__Requirements__
Reproduce each line of the material precisely.
┌─ Source excerpt
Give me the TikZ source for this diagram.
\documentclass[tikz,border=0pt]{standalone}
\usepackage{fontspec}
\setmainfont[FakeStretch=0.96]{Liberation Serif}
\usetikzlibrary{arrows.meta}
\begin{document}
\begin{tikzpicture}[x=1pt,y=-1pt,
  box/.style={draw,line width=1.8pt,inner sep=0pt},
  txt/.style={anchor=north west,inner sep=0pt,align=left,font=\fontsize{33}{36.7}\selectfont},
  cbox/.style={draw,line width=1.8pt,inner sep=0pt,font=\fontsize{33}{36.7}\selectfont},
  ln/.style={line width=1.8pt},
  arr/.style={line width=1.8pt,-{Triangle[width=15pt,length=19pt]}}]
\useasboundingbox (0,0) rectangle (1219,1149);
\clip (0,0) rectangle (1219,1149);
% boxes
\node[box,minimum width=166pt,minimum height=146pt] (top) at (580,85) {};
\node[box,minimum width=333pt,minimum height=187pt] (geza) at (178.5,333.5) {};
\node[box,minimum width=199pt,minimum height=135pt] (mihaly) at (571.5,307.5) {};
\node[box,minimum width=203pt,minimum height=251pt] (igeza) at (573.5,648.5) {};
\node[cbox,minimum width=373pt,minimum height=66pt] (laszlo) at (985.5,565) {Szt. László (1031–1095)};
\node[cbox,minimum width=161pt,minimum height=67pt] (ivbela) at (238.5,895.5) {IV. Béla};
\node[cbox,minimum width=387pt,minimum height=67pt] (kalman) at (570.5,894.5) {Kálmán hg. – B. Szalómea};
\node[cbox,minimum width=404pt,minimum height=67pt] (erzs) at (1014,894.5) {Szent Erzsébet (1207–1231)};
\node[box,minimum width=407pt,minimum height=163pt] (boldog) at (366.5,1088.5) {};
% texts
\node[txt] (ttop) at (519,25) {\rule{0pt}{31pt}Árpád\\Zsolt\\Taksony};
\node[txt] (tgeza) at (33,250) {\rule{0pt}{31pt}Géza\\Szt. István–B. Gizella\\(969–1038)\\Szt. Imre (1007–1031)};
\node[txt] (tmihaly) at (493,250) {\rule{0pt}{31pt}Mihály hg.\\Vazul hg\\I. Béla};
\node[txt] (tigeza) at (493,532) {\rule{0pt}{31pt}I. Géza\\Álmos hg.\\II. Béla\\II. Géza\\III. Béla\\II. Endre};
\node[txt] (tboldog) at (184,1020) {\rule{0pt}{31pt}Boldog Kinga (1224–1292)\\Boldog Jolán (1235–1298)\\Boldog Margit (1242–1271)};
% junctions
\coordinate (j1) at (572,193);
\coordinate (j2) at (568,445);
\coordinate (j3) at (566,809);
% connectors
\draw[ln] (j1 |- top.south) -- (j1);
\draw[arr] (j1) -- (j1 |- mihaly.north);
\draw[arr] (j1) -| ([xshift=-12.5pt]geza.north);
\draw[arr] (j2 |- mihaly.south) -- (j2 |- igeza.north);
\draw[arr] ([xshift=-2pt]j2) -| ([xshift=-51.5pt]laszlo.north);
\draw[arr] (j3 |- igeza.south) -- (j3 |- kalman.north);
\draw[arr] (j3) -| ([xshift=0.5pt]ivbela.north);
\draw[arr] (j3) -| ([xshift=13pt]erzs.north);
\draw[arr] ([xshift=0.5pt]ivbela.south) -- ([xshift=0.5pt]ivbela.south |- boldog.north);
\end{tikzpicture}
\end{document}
└─
__Right answer__
Give me the TikZ source for this diagram.
\documentclass[tikz,border=0pt]{standalone}
\usepackage{fontspec}
\setmainfont[FakeStretch=0.96]{Liberation Serif}
\usetikzlibrary{arrows.meta}
\begin{document}
\begin{tikzpicture}[x=1pt,y=-1pt,
  box/.style={draw,line width=1.8pt,inner sep=0pt},
  txt/.style={anchor=north west,inner sep=0pt,align=left,font=\fontsize{33}{36.7}\selectfont},
  cbox/.style={draw,line width=1.8pt,inner sep=0pt,font=\fontsize{33}{36.7}\selectfont},
  ln/.style={line width=1.8pt},
  arr/.style={line width=1.8pt,-{Triangle[width=15pt,length=19pt]}}]
\useasboundingbox (0,0) rectangle (1219,1149);
\clip (0,0) rectangle (1219,1149);
% boxes
\node[box,minimum width=166pt,minimum height=146pt] (top) at (580,85) {};
\node[box,minimum width=333pt,minimum height=187pt] (geza) at (178.5,333.5) {};
\node[box,minimum width=199pt,minimum height=135pt] (mihaly) at (571.5,307.5) {};
\node[box,minimum width=203pt,minimum height=251pt] (igeza) at (573.5,648.5) {};
\node[cbox,minimum width=373pt,minimum height=66pt] (laszlo) at (985.5,565) {Szt. László (1031–1095)};
\node[cbox,minimum width=161pt,minimum height=67pt] (ivbela) at (238.5,895.5) {IV. Béla};
\node[cbox,minimum width=387pt,minimum height=67pt] (kalman) at (570.5,894.5) {Kálmán hg. – B. Szalómea};
\node[cbox,minimum width=404pt,minimum height=67pt] (erzs) at (1014,894.5) {Szent Erzsébet (1207–1231)};
\node[box,minimum width=407pt,minimum height=163pt] (boldog) at (366.5,1088.5) {};
% texts
\node[txt] (ttop) at (519,25) {\rule{0pt}{31pt}Árpád\\Zsolt\\Taksony};
\node[txt] (tgeza) at (33,250) {\rule{0pt}{31pt}Géza\\Szt. István–B. Gizella\\(969–1038)\\Szt. Imre (1007–1031)};
\node[txt] (tmihaly) at (493,250) {\rule{0pt}{31pt}Mihály hg.\\Vazul hg\\I. Béla};
\node[txt] (tigeza) at (493,532) {\rule{0pt}{31pt}I. Géza\\Álmos hg.\\II. Béla\\II. Géza\\III. Béla\\II. Endre};
\node[txt] (tboldog) at (184,1020) {\rule{0pt}{31pt}Boldog Kinga (1224–1292)\\Boldog Jolán (1235–1298)\\Boldog Margit (1242–1271)};
% junctions
\coordinate (j1) at (572,193);
\coordinate (j2) at (568,445);
\coordinate (j3) at (566,809);
% connectors
\draw[ln] (j1 |- top.south) -- (j1);
\draw[arr] (j1) -- (j1 |- mihaly.north);
\draw[arr] (j1) -| ([xshift=-12.5pt]geza.north);
\draw[arr] (j2 |- mihaly.south) -- (j2 |- igeza.north);
\draw[arr] ([xshift=-2pt]j2) -| ([xshift=-51.5pt]laszlo.north);
\draw[arr] (j3 |- igeza.south) -- (j3 |- kalman.north);
\draw[arr] (j3) -| ([xshift=0.5pt]ivbela.north);
\draw[arr] (j3) -| ([xshift=13pt]erzs.north);
\draw[arr] ([xshift=0.5pt]ivbela.south) -- ([xshift=0.5pt]ivbela.south |- boldog.north);
\end{tikzpicture}
\end{document}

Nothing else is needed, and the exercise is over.